En 2022, le CROUS de Créteil a pourtant fait face à 21 jours de blocus, par des étudiants qui dénonçaient la précarité et le prix des repas. Par trois fois, l’entrée du restaurant de Saint-Denis a été forcée. Des personnes s’étaient servies directement au niveau des stands, sans payer en caisse, ce que confirme l’équipe de restauration. « Nous formons l’académie qui rassemble le plus d’étudiants aux échelons les plus élevés (5, 6 et 7), sur trois départements dont le 93, qui est le plus pauvre de France métropolitaine donc oui, nous rencontrons d’importants problèmes de précarité », indique Maleka Mayenga.
Pour le mois de décembre, un jeu-concours a été organisé sur Instagram, avec la possibilité de remporter des cadeaux comme des smartphones, des casques Bluetooth ou des ordinateurs portables.

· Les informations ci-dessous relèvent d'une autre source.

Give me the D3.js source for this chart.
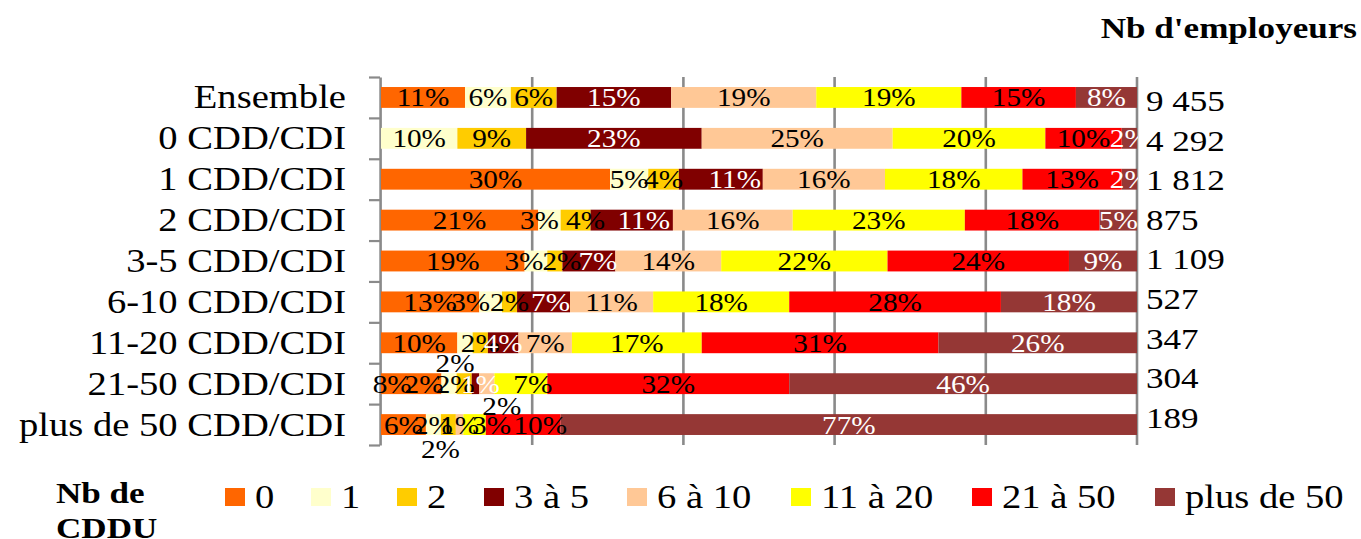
<!DOCTYPE html>
<html>
<head>
<meta charset="utf-8">
<script src="https://cdn.jsdelivr.net/npm/d3@7"></script>
<style>
  body { margin: 0; background: #fff; }
  svg { display: block; }
  text { font-family: "Liberation Serif", "Times New Roman", serif; }
</style>
</head>
<body>
<script>
'use strict';

(function() {

  // rows of the chart, top to bottom
  const categories = ["Ensemble", "0 CDD/CDI", "1 CDD/CDI", "2 CDD/CDI", "3-5 CDD/CDI",
    "6-10 CDD/CDI", "11-20 CDD/CDI", "21-50 CDD/CDI", "plus de 50 CDD/CDI"];

  // series = number of CDDU
  const seriesNames = ["0", "1", "2", "3 à 5", "6 à 10", "11 à 20", "21 à 50", "plus de 50"];

  // shares in % per series, one value per row
  const cddu0     = [11,  0, 30, 21, 19, 13, 10,  8,  6];
  const cddu1     = [ 6, 10,  5,  3,  3,  3,  2,  2,  2];
  const cddu2     = [ 6,  9,  4,  4,  2,  2,  2,  2,  2];
  const cddu3to5  = [15, 23, 11, 11,  7,  7,  4,  1,  0];
  const cddu6to10 = [19, 25, 16, 16, 14, 11,  7,  2,  1];
  const cddu11to20 = [19, 20, 18, 23, 22, 18, 17,  7,  3];
  const cddu21to50 = [15, 10, 13, 18, 24, 28, 31, 32, 10];
  const cdduOver50 = [ 8,  2,  2,  5,  9, 18, 26, 46, 77];

  // number of employers per row
  const employers = [9455, 4292, 1812, 875, 1109, 527, 347, 304, 189];

  const seriesValues = [cddu0, cddu1, cddu2, cddu3to5, cddu6to10, cddu11to20, cddu21to50, cdduOver50];

  // styles
  const colors = ["#FF6600", "#FFFFCC", "#FFCC00", "#800000", "#FFC896", "#FFFF00", "#FF0000", "#953735"];
  const labelColors = ["#000", "#000", "#000", "#fff", "#000", "#000", "#000", "#fff"];

  // labels that were moved by hand in the original (px)
  const labelNudges = [
    { row: 2, s: 3, dx: 14, dy: 0 },
    { row: 3, s: 1, dx: -10, dy: 0 }, { row: 3, s: 2, dx: 10, dy: 0 }, { row: 3, s: 3, dx: 12, dy: 0 },
    { row: 4, s: 1, dx: -12, dy: 0 }, { row: 4, s: 2, dx: 7, dy: 0 }, { row: 4, s: 3, dx: 9, dy: 0 },
    { row: 5, s: 1, dx: -20, dy: 0 }, { row: 5, s: 3, dx: 7, dy: 0 },
    { row: 6, s: 1, dx: -10, dy: 20 },
    { row: 7, s: 0, dx: -19, dy: 0 }, { row: 7, s: 1, dx: -25, dy: 0 }, { row: 7, s: 2, dx: -9, dy: 0 },
    { row: 7, s: 3, dx: 5, dy: 0 }, { row: 7, s: 4, dx: 15, dy: 22 }, { row: 7, s: 5, dx: 12, dy: 0 },
    { row: 8, s: 2, dx: -8, dy: 24 }, { row: 8, s: 5, dx: 17, dy: 0 }, { row: 8, s: 6, dx: 17, dy: 0 }
  ];

  // legend layout (px)
  const legendX = [225, 311, 397, 484, 627, 791, 972, 1155];

  // the original picture is stretched horizontally
  const SX = 1.17;
  const width = 1361, height = 539;
  const fx = (v) => v / SX;

  let svg = d3.select('body')
    .append('svg')
    .attr('width', width)
    .attr('height', height)
    .attr('viewBox', `0 0 ${width / SX} ${height}`)
    .attr('preserveAspectRatio', 'none');

  // build table for d3.stack
  let table = categories.map((c, i) => {
    let row = { cat: c };
    seriesNames.forEach((s, j) => { row[s] = seriesValues[j][i]; });
    return row;
  });
  let stacked = d3.stack().keys(seriesNames).offset(d3.stackOffsetExpand)(table);

  // scales
  let x = d3.scaleLinear().domain([0, 1]).range([fx(381), fx(1137)]);
  let y = d3.scaleBand().domain(categories)
    .range([77, 445])
    .paddingInner(0.49)
    .paddingOuter(0.245);
  let yEdge = d3.scaleLinear().domain([0, categories.length]).range([77, 445]);
  let yNum = d3.scalePoint().domain(categories).range([111, 428]);

  // gridlines
  svg.append('g')
    .selectAll('line')
    .data(x.ticks(5).filter((t) => t > 0))
    .enter()
    .append('line')
    .attr('x1', (d) => x(d))
    .attr('x2', (d) => x(d))
    .attr('y1', 77)
    .attr('y2', 445)
    .attr('stroke', '#8a8a8a')
    .attr('stroke-width', fx(2.6));

  // left axis with ticks between the rows
  let yAxis = d3.axisLeft(yEdge)
    .tickValues(d3.range(categories.length + 1))
    .tickSize(fx(11))
    .tickSizeOuter(0)
    .tickFormat('');
  let axisG = svg.append('g')
    .attr('transform', `translate(${fx(380)}, 0)`)
    .call(yAxis);
  axisG.select('.domain').attr('stroke', '#8a8a8a').attr('stroke-width', fx(2.6));
  axisG.selectAll('.tick line').attr('stroke', '#8a8a8a').attr('stroke-width', 2.2);

  // bars
  svg.append('g')
    .selectAll('g')
    .data(stacked)
    .enter()
    .append('g')
    .attr('fill', (d, i) => colors[i])
    .selectAll('rect')
    .data((d) => d)
    .enter()
    .append('rect')
    .attr('x', (d) => x(d[0]))
    .attr('width', (d) => x(d[1]) - x(d[0]))
    .attr('y', (d) => y(d.data.cat))
    .attr('height', y.bandwidth());

  // value labels, clipped at the plot's right edge
  svg.append('clipPath')
    .attr('id', 'plotClip')
    .append('rect')
    .attr('x', fx(360))
    .attr('y', 0)
    .attr('width', fx(1138) - fx(360))
    .attr('height', height);

  let labelData = [];
  stacked.forEach((layer, s) => {
    layer.forEach((d, row) => {
      let v = seriesValues[s][row];
      if (v <= 0) return;
      let n = labelNudges.find((k) => k.row === row && k.s === s) || { dx: 0, dy: 0 };
      labelData.push({
        x: (x(d[0]) + x(d[1])) / 2 + fx(n.dx),
        y: y(d.data.cat) + y.bandwidth() / 2 + 9 + n.dy,
        text: v + '%',
        color: labelColors[s]
      });
    });
  });

  svg.append('g')
    .attr('clip-path', 'url(#plotClip)')
    .selectAll('text')
    .data(labelData)
    .enter()
    .append('text')
    .attr('x', (d) => d.x)
    .attr('y', (d) => d.y)
    .attr('text-anchor', 'middle')
    .style('font-size', '25px')
    .attr('fill', (d) => d.color)
    .text((d) => d.text);

  // category labels
  svg.append('g')
    .selectAll('text')
    .data(categories)
    .enter()
    .append('text')
    .attr('x', fx(346))
    .attr('y', (d) => y(d) + y.bandwidth() / 2 + 11)
    .attr('text-anchor', 'end')
    .style('font-size', '33px')
    .attr('fill', '#000')
    .text((d) => d);

  // employer counts on the right
  let fmt = (n) => d3.format(',')(n).replace(/,/g, ' ');
  svg.append('g')
    .selectAll('text')
    .data(categories)
    .enter()
    .append('text')
    .attr('x', fx(1146))
    .attr('y', (d) => yNum(d))
    .style('font-size', '30px')
    .attr('fill', '#000')
    .text((d, i) => fmt(employers[i]));

  svg.append('text')
    .attr('x', fx(1357))
    .attr('y', 38)
    .attr('text-anchor', 'end')
    .style('font-size', '30px')
    .style('font-weight', 'bold')
    .text("Nb d'employeurs");

  // legend
  svg.append('text')
    .attr('x', fx(56))
    .attr('y', 503)
    .style('font-size', '30px')
    .style('font-weight', 'bold')
    .text('Nb de');
  svg.append('text')
    .attr('x', fx(56))
    .attr('y', 538)
    .style('font-size', '30px')
    .style('font-weight', 'bold')
    .text('CDDU');

  let legend = svg.append('g')
    .selectAll('g')
    .data(seriesNames)
    .enter()
    .append('g')
    .attr('transform', (d, i) => `translate(${fx(legendX[i])}, 0)`);
  legend.append('rect')
    .attr('x', 0)
    .attr('y', 488)
    .attr('width', fx(20))
    .attr('height', 18)
    .attr('fill', (d, i) => colors[i]);
  legend.append('text')
    .attr('x', fx(30))
    .attr('y', 508)
    .style('font-size', '33px')
    .text((d) => d);

})();
</script>
</body>
</html>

L’objectif selon la responsable communication ? Essayer de « faire le maximum pour contribuer au bien-être » et « améliorer la vie » des étudiants, avec les moyens dont l’antenne dispose.

La réponse doit être « gouvernementale », pour l’UNEF
L’Union nationale des étudiants de France (UNEF), syndicat qui compte le plus de représentants étudiants au CROUS de Créteil, salue les actions individuelles de celui-ci, en faisant part de ses revendications à plus grande échelle. « Les CROUS fonctionne avec des dotations publiques, et l’on comprend bien que certains peuvent faire face à des difficultés budgétaires avec l’augmentation du prix des matières premières, et la hausse du taux de fréquentation de 15 à 30% depuis le début de l’année, concède Salomé Hocquard, responsable des questions sociales au Bureau national de l’UNEF.
« La réponse doit être gouvernementale : les étudiants n’ont pas à subir une baisse de leur qualité de vie, tout cela car l’Etat ne veut pas financer davantage », ajoute-t-elle en précisant que le syndicat est favorable à la mise en place de la formule à 1 euro pour tous les étudiants de France, boursiers ou non. Reste à savoir si le restaurant universitaire de Saint-Denis continuera de proposer une offre gastronomique de temps à autre à ce prix, pour plus d’un millier d’étudiants affamés.